Ten Ways Big Data Is Revolutionizing Supply Chain Management

Bottom line: Big data is providing supplier networks with greater data accuracy, clarity, and insights, leading to more contextual intelligence shared across supply chains.

Forward-thinking manufacturers are orchestrating 80% or more of their supplier network activity outside their four walls, using big data and cloud-based technologies to get beyond the constraints of legacy Enterprise Resource Planning (ERP) and Supply Chain Management (SCM) systems. For manufacturers whose business models are based on rapid product lifecycles and speed, legacy ERP systems are a bottleneck.  Designed for delivering order, shipment and transactional data, these systems aren’t capable of scaling to meet the challenges supply chains face today.

Choosing to compete on accuracy, speed and quality forces supplier networks to get to a level of contextual intelligence not possible with legacy ERP and SCM systems. While many companies today haven’t yet adopted big data into their supply chain operations, these ten factors taken together will be the catalyst that get many moving on their journey.

The ten ways big data is revolutionizing supply chain management include:

  • The scale, scope and depth of data supply chains are generating today is accelerating, providing ample data sets to drive contextual intelligence. Source: Big Data Analytics in Supply Chain Management: Trends and Related Research. Presented at 6th International Conference on Operations and Supply Chain Management, Bali, 2014
  • Enabling more complex supplier networks that focus on knowledge sharing and collaboration as the value-add over just completing transactions.  Big data is revolutionizing how supplier networks form, grow, proliferate into new markets and mature over time.
  • Big data and advanced analytics are being integrated into optimization tools, demand forecasting, integrated business planning and supplier collaboration & risk analytics at a quickening pace. These are the top four supply chain capabilities that Delotte found are currently in use form their recent study, Supply Chain Talent of the Future Findings from the 3rd Annual Supply Chain Survey (free, no opt-in). Control tower analytics and visualization are also on the roadmaps of supply chain teams currently running big data pilots.
  • 64% of supply chain executives consider big data analytics a disruptive and important technology, setting the foundation for long-term change management in their organizations.
  • Using geoanalytics based on big data to merge and optimize delivery networks.
  • Big data is having an impact on organizations’ reaction time to supply chain issues (41%), increased supply chain efficiency of 10% or greater (36%), and greater integration across the supply chain (36%).
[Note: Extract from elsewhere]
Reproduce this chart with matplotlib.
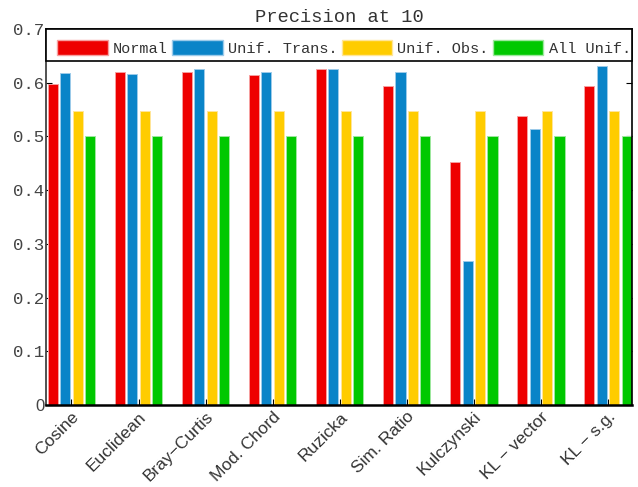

The Big Data Analytics in Supply Chain: Hype or Here to Stay? Accenture Global Operations Megatrends Study found that companies are achieving significant results using big data analytics to improve supply chain performance and gain greater contextual intelligence.
  • Embedding big data analytics in operations leads to a 4.25x improvement in order-to-cycle delivery times, and a 2.6x improvement in supply chain efficiency of 10% or greater.
  • Greater contextual intelligence of how supply chain tactics, strategies and operations are influencing financial objectives.
    • Traceability and recalls are by nature data-intensive, making big data’s contribution potentially significant. Big data has the potential to provide improved traceability performance and reduce the thousands of hours lost just trying to access, integrate and manage product databases that provide data on where products are in the field needing to be recalled or retrofitted.
    • Increasing supplier quality from supplier audit to inbound inspection and final assembly with big data. IBM has developed a quality early-warning system that detects and then defines a prioritization framework that isolates quality problem faster than more traditional methods, including Statistical Process Control (SPC). The early-warning system is deployed upstream of suppliers and extends out to products in the field.